Secondly, we might find symbolic alternatives to tribalism; sport is the modern outlet to violence, and acts as a mostly innocuous substitution, albeit crude and boorish. People who wilfully choose to adopt such a collective form of identity bar their own way to self-actualisation, but we cannot impose individualism upon the populace as the architects of a utopia; we can only facilitate the spontaneous emergence of such noble constitutions within people, and hope that they will prefer individuality to tribalism. On a final note on human nature: technological advances might enable us to change our own nature, but such an argument borders too greatly upon indulgent speculation.
These, then, are the conditions for the creation of utopia on earth: world unification, the absolute triumph of the enlightenment, extensive automation, and the resolution of climate change (an issue far too severe for us to tackle in this text, but which we must overcome lest we perish – in which case a utopia will obviously not materialise). Under these conditions, conflict will no longer be necessary and politics will shrink to mere social maintenance. Fukayama might regard this view as yet another fantasy of statelessness; I therefore emphasise that political institutions will not be supplanted by either the governance of markets (championed by the right) or the spontaneous unity of the people (championed by the left), but will simply continue to operate without the constant strains of major political issues. In the absence of hardship, society will be free to perfect its institutions, stabilise its extraction of resources in a sustainable manner, and enhance the quality of its human capital.
All that remains is to account for the details of our Civitas Terrena; as we have mentioned, we cannot mandate the self-actualisation of its individuals, but we can construct the framework that will enable that boon. Indeed, the purpose of society is to create a framework within which to enable the operation of its individuals, who are ultimately responsible for their own fate. Any alternative to personal responsibility, however benevolent, is tyrannical. While in our modern societies the insistence upon ‘bootstraps’ mentality is dogmatic, because environmental conditions mount too many obstacles for the majority to succeed, the conclusion that people should be led by the nose to happiness is despotic. The main responsibility of society is to ameliorate those environmental conditions, not to mandate the lives of individuals.
Therefore, our utopia will only devise laws that delineate the limits of the individual, but it shall never require the individual to behave in a specific way; its regulations may forbid a person to incite to violence, but they shan’t demand the expression of certain words by law. Laws, like society, provide frameworks and limitations, and they operate in relation to negatives.
Regarding the legality of drugs, I must admit that drawing the line between social functionality and personal responsibility is extremely difficult. I do not know whether every substance should be made legal and distributed under the regulation of expert chemists, and I hope that future research will shed more light on what should be done to combat the social implications of some drugs.

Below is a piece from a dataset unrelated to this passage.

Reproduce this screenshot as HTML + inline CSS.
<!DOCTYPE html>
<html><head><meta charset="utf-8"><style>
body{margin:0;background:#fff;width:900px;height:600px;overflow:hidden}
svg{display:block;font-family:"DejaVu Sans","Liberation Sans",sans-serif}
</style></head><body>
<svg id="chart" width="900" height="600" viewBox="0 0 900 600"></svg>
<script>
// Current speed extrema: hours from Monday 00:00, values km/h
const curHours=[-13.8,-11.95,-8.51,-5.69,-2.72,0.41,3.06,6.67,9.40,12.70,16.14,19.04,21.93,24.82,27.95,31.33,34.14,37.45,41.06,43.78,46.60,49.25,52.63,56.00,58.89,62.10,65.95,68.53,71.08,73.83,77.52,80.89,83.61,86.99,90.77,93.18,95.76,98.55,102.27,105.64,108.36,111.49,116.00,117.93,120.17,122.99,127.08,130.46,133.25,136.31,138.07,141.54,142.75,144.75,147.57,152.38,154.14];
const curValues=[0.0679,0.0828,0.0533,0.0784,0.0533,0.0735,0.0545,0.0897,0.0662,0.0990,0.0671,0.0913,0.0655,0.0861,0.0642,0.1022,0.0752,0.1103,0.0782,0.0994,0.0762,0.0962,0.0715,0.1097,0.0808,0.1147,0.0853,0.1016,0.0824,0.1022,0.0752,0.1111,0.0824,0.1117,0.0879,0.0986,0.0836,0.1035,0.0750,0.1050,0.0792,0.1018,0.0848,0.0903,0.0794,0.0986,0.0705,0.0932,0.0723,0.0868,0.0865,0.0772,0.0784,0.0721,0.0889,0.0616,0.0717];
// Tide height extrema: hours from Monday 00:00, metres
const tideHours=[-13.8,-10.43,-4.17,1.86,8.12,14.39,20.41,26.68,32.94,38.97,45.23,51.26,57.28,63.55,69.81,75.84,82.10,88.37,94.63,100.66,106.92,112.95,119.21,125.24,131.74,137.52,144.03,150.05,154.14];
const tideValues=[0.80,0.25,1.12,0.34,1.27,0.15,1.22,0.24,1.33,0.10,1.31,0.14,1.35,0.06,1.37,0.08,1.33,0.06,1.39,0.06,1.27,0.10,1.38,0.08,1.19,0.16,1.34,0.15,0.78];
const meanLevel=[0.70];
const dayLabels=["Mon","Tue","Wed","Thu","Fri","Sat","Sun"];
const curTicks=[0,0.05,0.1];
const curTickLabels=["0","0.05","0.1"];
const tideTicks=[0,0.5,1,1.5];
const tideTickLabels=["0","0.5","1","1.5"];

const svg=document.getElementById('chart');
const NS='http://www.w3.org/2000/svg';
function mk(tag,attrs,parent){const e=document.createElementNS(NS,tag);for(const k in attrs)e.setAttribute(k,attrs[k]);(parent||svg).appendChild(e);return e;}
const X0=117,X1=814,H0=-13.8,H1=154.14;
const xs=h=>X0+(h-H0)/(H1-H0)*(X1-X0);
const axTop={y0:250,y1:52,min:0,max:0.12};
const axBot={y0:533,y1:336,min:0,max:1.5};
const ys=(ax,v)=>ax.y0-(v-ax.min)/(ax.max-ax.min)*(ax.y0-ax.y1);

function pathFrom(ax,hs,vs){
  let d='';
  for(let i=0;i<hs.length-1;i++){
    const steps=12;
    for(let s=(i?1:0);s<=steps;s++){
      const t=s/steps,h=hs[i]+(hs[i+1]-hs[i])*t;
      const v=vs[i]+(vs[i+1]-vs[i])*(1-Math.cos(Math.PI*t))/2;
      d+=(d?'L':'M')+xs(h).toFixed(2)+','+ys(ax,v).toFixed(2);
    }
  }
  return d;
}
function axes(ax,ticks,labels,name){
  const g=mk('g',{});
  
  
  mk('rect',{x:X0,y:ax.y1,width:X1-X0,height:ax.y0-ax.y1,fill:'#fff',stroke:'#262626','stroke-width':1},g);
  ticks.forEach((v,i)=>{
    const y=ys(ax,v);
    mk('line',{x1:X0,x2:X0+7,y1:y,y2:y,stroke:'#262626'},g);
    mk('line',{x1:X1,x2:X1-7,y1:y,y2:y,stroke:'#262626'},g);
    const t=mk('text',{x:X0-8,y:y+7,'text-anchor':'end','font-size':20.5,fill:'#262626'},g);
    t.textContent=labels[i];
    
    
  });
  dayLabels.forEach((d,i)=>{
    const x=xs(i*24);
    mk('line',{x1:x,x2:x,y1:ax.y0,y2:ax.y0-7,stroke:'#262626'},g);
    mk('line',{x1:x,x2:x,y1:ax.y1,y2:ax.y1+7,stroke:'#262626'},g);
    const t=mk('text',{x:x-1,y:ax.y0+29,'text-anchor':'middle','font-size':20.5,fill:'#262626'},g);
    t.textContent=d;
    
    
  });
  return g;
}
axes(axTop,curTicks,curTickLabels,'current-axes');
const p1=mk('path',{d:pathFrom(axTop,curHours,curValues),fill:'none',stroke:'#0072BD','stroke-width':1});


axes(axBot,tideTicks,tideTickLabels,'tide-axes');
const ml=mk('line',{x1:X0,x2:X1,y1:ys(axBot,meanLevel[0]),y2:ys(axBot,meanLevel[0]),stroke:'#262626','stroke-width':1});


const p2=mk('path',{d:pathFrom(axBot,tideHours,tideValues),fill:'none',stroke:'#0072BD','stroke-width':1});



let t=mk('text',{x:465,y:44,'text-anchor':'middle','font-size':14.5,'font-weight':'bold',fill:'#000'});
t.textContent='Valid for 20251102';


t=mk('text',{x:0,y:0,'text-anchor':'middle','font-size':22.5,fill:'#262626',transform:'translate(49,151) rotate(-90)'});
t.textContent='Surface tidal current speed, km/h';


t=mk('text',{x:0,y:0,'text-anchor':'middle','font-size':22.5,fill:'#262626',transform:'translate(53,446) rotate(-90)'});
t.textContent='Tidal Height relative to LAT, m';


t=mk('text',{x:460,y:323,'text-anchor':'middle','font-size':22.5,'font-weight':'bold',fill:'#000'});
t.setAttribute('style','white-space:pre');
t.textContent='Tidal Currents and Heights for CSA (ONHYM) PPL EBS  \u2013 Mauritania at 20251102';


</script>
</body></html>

The government of our utopia will most likely be some form of parliamentary democracy, although politics will likely be diminished to the scale of local governance and politicians will cease to play the role of leadership and become more akin to public officials, whose glory will be very slight. Perhaps when so little remains at stake, and the heat of politics and confrontation subsides, democracy will finally function properly and logically and libertarianism will become justifiable. At the very least, democracy is required to ensure that the government will not view its citizens as property.

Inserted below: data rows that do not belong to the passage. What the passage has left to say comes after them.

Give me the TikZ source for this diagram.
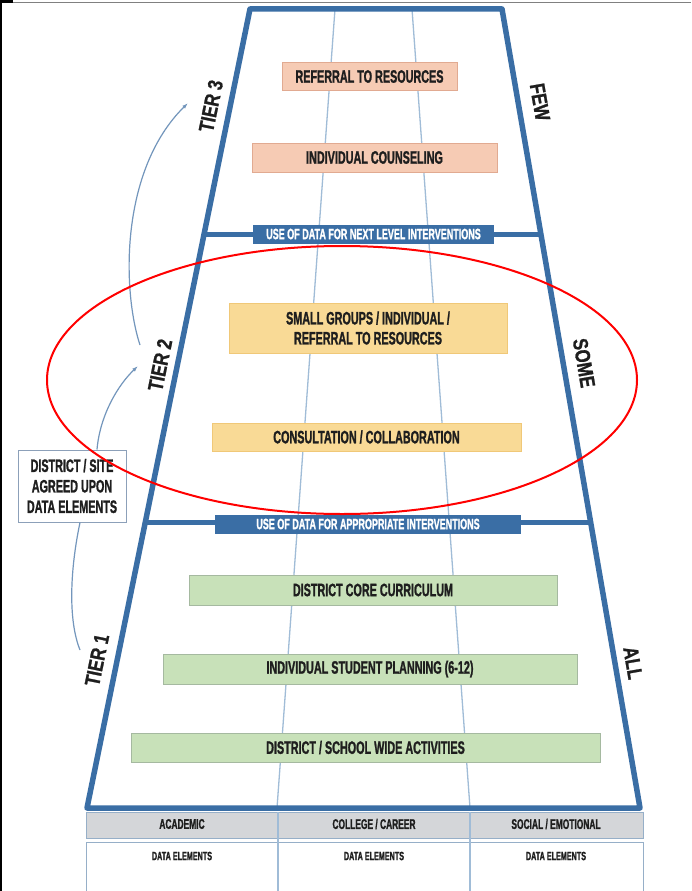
\documentclass[tikz,border=0pt]{standalone}
\usepackage{fontspec}
\usepackage{tikz}
\usetikzlibrary{arrows.meta,calc}
\newfontfamily\narrowfont[FakeStretch=0.6,FakeBold=1.2]{Liberation Sans}
\newfontfamily\tierfont[FakeStretch=0.8,FakeBold=1]{Liberation Sans}
\definecolor{trapblue}{RGB}{58,110,165}
\definecolor{laneblue}{RGB}{160,188,215}
\definecolor{linkblue}{RGB}{115,150,188}
\definecolor{ink}{RGB}{30,30,30}
\definecolor{salmonfill}{RGB}{246,203,180}
\definecolor{salmonline}{RGB}{225,170,145}
\definecolor{orangefill}{RGB}{249,218,150}
\definecolor{orangeline}{RGB}{240,200,120}
\definecolor{greenfill}{RGB}{200,225,185}
\definecolor{greenline}{RGB}{165,185,160}
\definecolor{headgray}{RGB}{212,214,217}
\definecolor{cellline}{RGB}{150,175,200}
\definecolor{boxline}{RGB}{140,160,185}

\begin{document}
\begin{tikzpicture}[x=1pt,y=-1pt,
		frame/.style={draw=trapblue,line width=5.5pt,line join=round},
		lane/.style={draw=laneblue,line width=1.3pt},
		box/.style={inner sep=0pt,line width=0.8pt,text=ink,align=center,
			font=\narrowfont\bfseries\fontsize{18}{20}\selectfont},
		fewbox/.style={box,fill=salmonfill,draw=salmonline},
		somebox/.style={box,fill=orangefill,draw=orangeline},
		allbox/.style={box,fill=greenfill,draw=greenline},
		banner/.style={fill=trapblue,inner sep=0pt,minimum height=19pt,text=white,
			font=\narrowfont\bfseries\fontsize{15}{17}\selectfont},
		edgelabel/.style={inner sep=0pt,text=ink,font=\tierfont\bfseries\fontsize{21}{23}\selectfont},
		cell/.style={inner sep=0pt,text=ink,font=\narrowfont\bfseries\fontsize{14}{16}\selectfont},
		datacell/.style={inner sep=0pt,text=ink,font=\narrowfont\bfseries\fontsize{12}{14}\selectfont},
		link/.style={draw=linkblue,line width=1.2pt}]
	\useasboundingbox (0,0) rectangle (691,891);
	\fill[white] (0,0) rectangle (691,891);
	\draw[black,line width=2pt] (1,0) -- (1,891);
	\fill[black] (0,0) rectangle (13,3.5);
	\draw[gray,line width=1.2pt] (13,2.5) -- (691,2.5);
	
	\coordinate (tl) at (250,9);
	\coordinate (tr) at (502,9);
	\coordinate (bl) at (87,808);
	\coordinate (br) at (640,808);
	\draw[lane] (335,9) -- (277,808);
	\draw[lane] (412,9) -- (470,808);
	\draw[trapblue,line width=5pt] ($(tl)!0.2816!(bl)$) -- ($(tr)!0.2816!(br)$);
	\draw[trapblue,line width=5pt] ($(tl)!0.6433!(bl)$) -- ($(tr)!0.6433!(br)$);
	\draw[frame] (bl) -- (tl) -- (tr) -- (br) -- cycle;
	
	\node[banner,minimum width=241pt] (nextlevel) at (373.5,234) {USE OF DATA FOR NEXT LEVEL INTERVENTIONS};
	\node[banner,minimum width=306pt] (appropriate) at (368,524) {USE OF DATA FOR APPROPRIATE INTERVENTIONS};
	
	\node[fewbox,minimum width=175pt,minimum height=28pt] (referral) at (369.5,76.5) {REFERRAL TO RESOURCES};
	\node[fewbox,minimum width=245pt,minimum height=29pt] (counseling) at (374.5,157.5) {INDIVIDUAL COUNSELING};
	\node[somebox,minimum width=278pt,minimum height=50pt] (smallgroups) at (368,328) {SMALL GROUPS / INDIVIDUAL /\\REFERRAL TO RESOURCES};
	\node[somebox,minimum width=309pt,minimum height=28pt] (consultation) at (366.5,437) {CONSULTATION / COLLABORATION};
	\node[allbox,minimum width=368pt,minimum height=30pt] (core) at (373,590) {DISTRICT CORE CURRICULUM};
	\node[allbox,minimum width=414pt,minimum height=30pt] (planning) at (370,669) {INDIVIDUAL STUDENT PLANNING (6-12)};
	\node[allbox,minimum width=469pt,minimum height=29pt] (schoolwide) at (365.5,747.5) {DISTRICT / SCHOOL WIDE ACTIVITIES};
	
	\draw[draw=cellline,fill=headgray,line width=1pt] (86,812) rectangle (643,838);
	\draw[draw=cellline,line width=1pt] (86,891) -- (86,842) -- (643,842) -- (643,891);
	\foreach \x in {278,470}
		\draw[lane] (\x,812) -- (\x,891);
	\node[cell] (academic) at (182,824) {ACADEMIC};
	\node[cell] (career) at (374,824) {COLLEGE / CAREER};
	\node[cell] (social) at (556,824) {SOCIAL / EMOTIONAL};
	\foreach \x/\n in {182/1,374/2,556/3}
		\node[datacell] (data\n) at (\x,856) {DATA ELEMENTS};
	
	\node[edgelabel,rotate=78.5] (tier3) at (211,106) {TIER 3};
	\node[edgelabel,rotate=78.5] (tier2) at (160,365) {TIER 2};
	\node[edgelabel,rotate=78.5] (tier1) at (97,660) {TIER 1};
	\node[edgelabel,rotate=-80.2] (few) at (540,102) {FEW};
	\node[edgelabel,rotate=-80.2] (some) at (584,363) {SOME};
	\node[edgelabel,rotate=-80.2] (all) at (633,663) {ALL};
	
	\node[draw=boxline,line width=1pt,fill=white,text=ink,align=center,inner sep=0pt,
		minimum width=108pt,minimum height=72pt,
		font=\narrowfont\bfseries\fontsize{18}{20.5}\selectfont] (agreed) at (72,486) {DISTRICT / SITE\\AGREED UPON\\DATA ELEMENTS};
	
	\coordinate (tier1tip) at (80,650);
	\coordinate (tier2tip) at (138,366);
	\coordinate (tier2top) at (140,345);
	\coordinate (tier3tip) at (188,103);
	\draw[link] ([xshift=8pt]agreed.south) .. controls (70,570) and (68,620) .. (tier1tip);
	\draw[link,-{Latex[length=6pt,width=4pt]}] ([xshift=25pt]agreed.north) .. controls (100,415) and (118,385) .. (tier2tip);
	\draw[link,-{Latex[length=6pt,width=4pt]}] (tier2top) .. controls (122,290) and (120,170) .. (tier3tip);
	
	\draw[red,line width=2pt] (342,380) ellipse [x radius=295,y radius=134];
\end{tikzpicture}
\end{document}
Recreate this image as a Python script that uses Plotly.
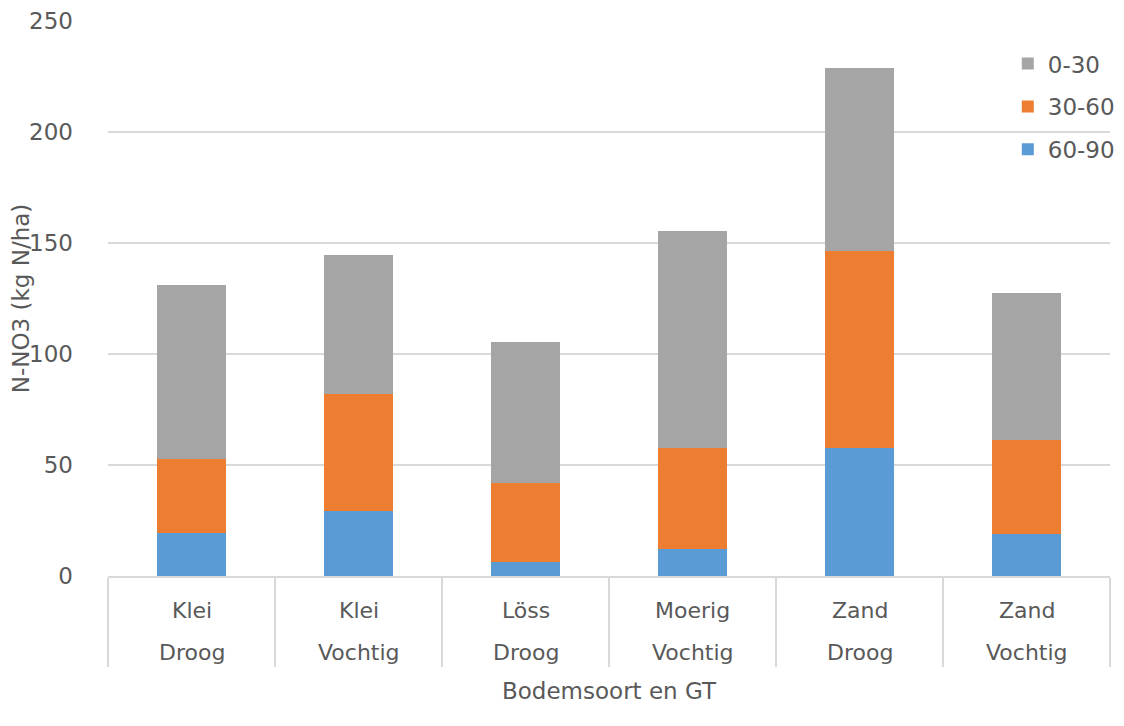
import plotly.graph_objects as go

# bodemsoort en grondwatertrap per kolom
bodemsoort = ["Klei", "Klei", "Löss", "Moerig", "Zand", "Zand"]
gt = ["Droog", "Vochtig", "Droog", "Vochtig", "Droog", "Vochtig"]

# N-NO3 per laag (kg N/ha)
laag_60_90 = [19.5, 29.1, 6.3, 12.3, 57.7, 19.1]
laag_30_60 = [33.4, 52.7, 35.6, 45.5, 88.7, 42.3]
laag_0_30 = [78.2, 62.8, 63.5, 97.6, 82.6, 65.9]

text_kleur = "#595959"
lijn_kleur = "#D9D9D9"
fs = 23

# unieke categorie per kolom, labels komen via annotaties (twee rijen)
kolommen = [f"{b} {g}" for b, g in zip(bodemsoort, gt)]

fig = go.Figure()
fig.add_trace(go.Bar(x=kolommen, y=laag_60_90, name="60-90", marker_color="#5B9BD5",
                     legendgroup="c", legendrank=3, marker_line_width=0))
fig.add_trace(go.Bar(x=kolommen, y=laag_30_60, name="30-60", marker_color="#ED7D31",
                     legendgroup="b", legendrank=2, marker_line_width=0))
fig.add_trace(go.Bar(x=kolommen, y=laag_0_30, name="0-30", marker_color="#A5A5A5",
                     legendgroup="a", legendrank=1, marker_line_width=0))

# twee rijen categorie-labels onder de as
annotaties = []
for k, b, g in zip(kolommen, bodemsoort, gt):
    annotaties.append(dict(x=k, y=-0.0613, xref="x", yref="paper", text=b,
                           showarrow=False, yanchor="middle",
                           font=dict(size=22, color=text_kleur)))
    annotaties.append(dict(x=k, y=-0.1387, xref="x", yref="paper", text=g,
                           showarrow=False, yanchor="middle",
                           font=dict(size=22, color=text_kleur)))
annotaties.append(dict(x=0.5, y=-0.207, xref="paper", yref="paper",
                       text="Bodemsoort en GT", showarrow=False, yanchor="middle",
                       font=dict(size=fs, color=text_kleur)))

fig.update_layout(
    barmode="stack",
    bargap=0.585,
    width=1124, height=726,
    margin=dict(l=100, r=22, t=13, b=158),
    plot_bgcolor="white",
    paper_bgcolor="white",
    font=dict(family="DejaVu Sans", size=fs, color=text_kleur),
    annotations=annotaties,
    legend=dict(x=0.898, y=0.962, xanchor="left", yanchor="top",
                traceorder="grouped", tracegroupgap=10,
                font=dict(size=fs, color=text_kleur),
                bgcolor="rgba(0,0,0,0)"),
    xaxis=dict(
        type="category", automargin=False,
        showline=True, linecolor=lijn_kleur, linewidth=1.5,
        tickson="boundaries", ticks="outside", ticklen=89,
        tickcolor=lijn_kleur, tickwidth=1.5,
        showticklabels=False,
    ),
    yaxis=dict(
        range=[0, 250], dtick=50, automargin=False,
        showgrid=True, gridcolor=lijn_kleur, gridwidth=1.5,
        zeroline=False, showline=False, ticks="",
        ticklabelstandoff=34,
        tickfont=dict(size=fs, color=text_kleur),
        title=dict(text="N-NO3 (kg N/ha)", standoff=0,
                   font=dict(size=fs, color=text_kleur)),
    ),
)

fig.write_html("out.html")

Needless to say, healthcare and education will be subsidized by the state, and the latter will be completely secular. Such policies are so fundamental and necessary that any debate against them is almost ridiculous in our day and age, let alone in a utopic society. Regarding UBI, perhaps the future abundance of resources will finally make it feasible, whereas today we apparently lack either resources, sustainability, or social stability to afford it, for conflict and environmental hazards cause us great expenses. I remind the inventiveness of man in the face of scarcity to those who might claim that resources are finite and more likely to diminish than grow; throughout history, man has created more resources than he has exhausted.
What will be the nature of the life of our utopian? He will grow up in the house of his parents and live according to their wealth, but even if his family is extremely poor he will at the very least live in a condition of zero necessity. The state will provide its individuals with minimal essential services, such as plain food, shelter, electricity, and sanitation, and thereby the individual will be emancipated from labour and free to pursue his self-actualisation.

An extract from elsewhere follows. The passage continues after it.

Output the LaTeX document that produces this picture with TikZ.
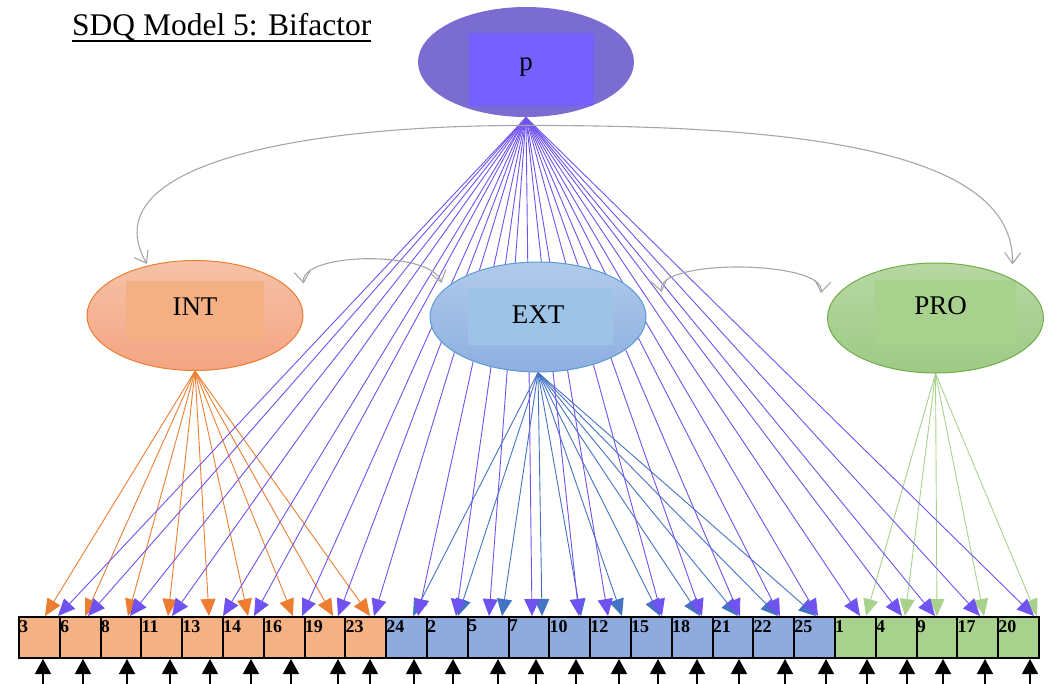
\documentclass[tikz,border=0pt]{standalone}
\usepackage{fontspec}
\setmainfont{Liberation Serif}
\usetikzlibrary{arrows.meta,shapes.geometric,backgrounds}
\definecolor{pcol}{HTML}{7B6CD1}
\definecolor{prect}{HTML}{7660FF}
\definecolor{pline}{HTML}{6F52F0}
\definecolor{oline}{HTML}{ED7D31}
\definecolor{bline}{HTML}{4472C4}
\definecolor{gline}{HTML}{A9D18E}
\definecolor{obox}{HTML}{F4B183}
\definecolor{bbox}{HTML}{8FAADC}
\definecolor{gbox}{HTML}{A9D18E}
\definecolor{ogA}{HTML}{F6C2A8}
\definecolor{ogB}{HTML}{F4A482}
\definecolor{orect}{HTML}{F3B083}
\definecolor{bgA}{HTML}{B0CAEB}
\definecolor{bgB}{HTML}{8DAFE0}
\definecolor{brect}{HTML}{9DC3E6}
\definecolor{bedge}{HTML}{5B9BD5}
\definecolor{ggA}{HTML}{B7D7A3}
\definecolor{ggB}{HTML}{9DCA85}
\definecolor{grect}{HTML}{A9D18E}
\definecolor{gedge}{HTML}{70AD47}
\definecolor{curv}{HTML}{A6A6A6}
\newcommand\myuline[1]{\setbox0\hbox{#1}\rlap{\rule[-7pt]{\wd0}{2.2pt}}\box0}
\begin{document}
\begin{tikzpicture}[x=1pt,y=-1pt,
  factor/.style={ellipse, minimum width=216pt, minimum height=110pt, inner sep=0pt, line width=1pt},
  inrect/.style n args={5}{path picture={\fill[#1] ([xshift=#2pt,yshift=#3pt]path picture bounding box.center) rectangle ([xshift=#4pt,yshift=#5pt]path picture bounding box.center);}},
  lbl/.style={inner sep=0pt, font=\fontsize{27}{31}\selectfont},
  item/.style={rectangle, draw=black, line width=2pt, minimum width=40.8pt, minimum height=41pt, inner sep=0pt},
  num/.style={anchor=north west, inner sep=0pt, xshift=1pt, yshift=-4pt, font=\bfseries\fontsize{18}{20}\selectfont},
  load/.style={line width=0.9pt, -{Triangle[length=17pt,width=15pt]}},
  err/.style={line width=1.4pt, -{Triangle[length=15pt,width=16pt]}},
  cov/.style={draw=curv, line width=1.1pt, {Straight Barb[length=11pt,width=16pt]}-{Straight Barb[length=11pt,width=16pt]}}
]
\useasboundingbox (0,0) rectangle (1049,683);

% title
\node[anchor=base west, inner sep=0pt, font=\fontsize{31.5}{36}\selectfont] (title) at (72,35) {\myuline{SDQ Model 5: Bifactor}};

% latent factors
\node[factor, fill=pcol, inrect={prect}{-57}{29}{68}{-44}, label={[lbl, yshift=-5pt]center:p}] (p) at (526,62) {};
\node[factor, draw=oline, top color=ogA, bottom color=ogB, inrect={orect}{-69}{35}{69}{-24}, label={[lbl, yshift=9pt]center:INT}] (INT) at (195,315.5) {};
\node[factor, draw=bedge, top color=bgA, bottom color=bgB, inrect={brect}{-70}{29}{75}{-28}, label={[lbl, yshift=2pt]center:EXT}] (EXT) at (538,317) {};
\node[factor, draw=gedge, top color=ggA, bottom color=ggB, inrect={grect}{-61}{38}{80}{-27}, label={[lbl, yshift=12pt, xshift=5pt]center:PRO}] (PRO) at (935.5,318) {};

% observed items
\foreach \n/\c [count=\i from 0] in {3/obox,6/obox,8/obox,11/obox,13/obox,14/obox,16/obox,19/obox,23/obox,24/bbox,2/bbox,5/bbox,7/bbox,10/bbox,12/bbox,15/bbox,18/bbox,21/bbox,22/bbox,25/bbox,1/gbox,4/gbox,9/gbox,17/gbox,20/gbox}
  \node[item, fill=\c, label={[num]north west:\n}] (b\i) at ({39.4+40.8*\i},637.5) {};

% error arrows
\foreach \ex [count=\i from 0] in {43,83,127,170,210,251,291,338,370,414,453,498,536,576,619,658,697,739,785,826,867,907,943,985,1030} {
  \coordinate (e\i) at (\ex,684);
  \draw[err] (e\i) -- (e\i |- b\i.south);
}

\begin{pgfonlayer}{background}
% specific factor loadings
\foreach \ft/\f/\lc [count=\i from 0] in {45/INT/oline,85/INT/oline,128/INT/oline,168/INT/oline,209/INT/oline,248/INT/oline,293/INT/oline,333/INT/oline,370/INT/oline,413/EXT/bline,458/EXT/bline,502/EXT/bline,542/EXT/bline,581/EXT/bline,622/EXT/bline,660/EXT/bline,700/EXT/bline,738/EXT/bline,778/EXT/bline,816/EXT/bline,866/PRO/gline,905/PRO/gline,937/PRO/gline,984/PRO/gline,1037/PRO/gline}
  \draw[load, \lc] (\f.south) -- (\ft,0 |- b\i.north);
% general factor loadings
\foreach \pt [count=\i from 0] in {58,88,130,172,223,254,302,338,374,418,456,489,532,579,608,662,702,740,780,818,860,902,935,980,1034}
  \draw[load, pline] (p.south) -- (\pt,0 |- b\i.north);
% covariances
\draw[cov] ([xshift=-48pt,yshift=-4pt]INT.north) .. controls (90,165) and (300,125) .. ([yshift=-8pt]p.south) .. controls (800,125) and (1015,150) .. ([xshift=77pt,yshift=-2pt]PRO.north);
\draw[cov] ([yshift=32pt]INT.east) .. controls (300,252) and (432,250) .. ([xshift=12pt,yshift=34pt]EXT.west);
\draw[cov] ([xshift=15pt,yshift=25pt]EXT.east) .. controls (655,258) and (826,260) .. ([xshift=-6pt,yshift=25pt]PRO.west);
\end{pgfonlayer}
\end{tikzpicture}
\end{document}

Should the individual desire comfort and pleasure, as I expect many will, he will have to employ himself in labour and earn wages, with which he may purchase whatever he so desires. Such labour will be truly fair and just, for people will not be driven to it by necessity but purely by desire and free will. The labour of those educated individuals will consist mostly of tasks that cannot be performed by computers and of maintenance of the means of automated production. This form of labour will ensure the continuous functionality of machinery and provide the state with the taxes it will require for its operations. Naturally, no form of discrimination will take place, and individuals will be free to pursue their career of choice and succeed according to their merit. Perhaps when all of our conditions are met we will finally enable equality of opportunity and create a meritocracy, but equality of wealth, as we have mentioned, is out of the question.
With the remainder of his time, or the entirety of it if he so chooses, the individual will work towards self-actualisation at his own leisure; he will develop habits that suit the number of hours he is willing to work, and fulfil himself in whatever way he sees fit: sport, art, science, social exercise, travel, craftsmanship, and so on. In this state, the individual will truly be free, and the attainment of his happiness will be his personal responsibility.
One must admit that none of the ideas which have been suggested in this text are novel or original. If we manage to overcome climate change and hedonism, we need only divert our attention to automation, globalisation, rationality, and welfare to bring about a utopia on earth within several centuries. Let us hope that the many obstacles in our path are less severe than they seem to be.
Allow me but one more thought experiment, dear reader, to negate an alternative utopia. Hedonism is the pursuit of corporal pleasure, or the secretion of such chemicals as dopamine and serotonin in the brain. To a hedonist, the meaning of life is the production as much of such chemicals as possible. Imagine, then, some sort of farm of human brains that are attached to machines that balance the perfect chemical conditions for those brains to experience complete and everlasting euphoria. Would this farm of dissipation not be the perfect hedonistic society, in which the maxim ‘ignorance is bliss’ would be experienced literally?
Now ask yourself, which utopia would you prefer: that of the existentialist or that of the hedonist?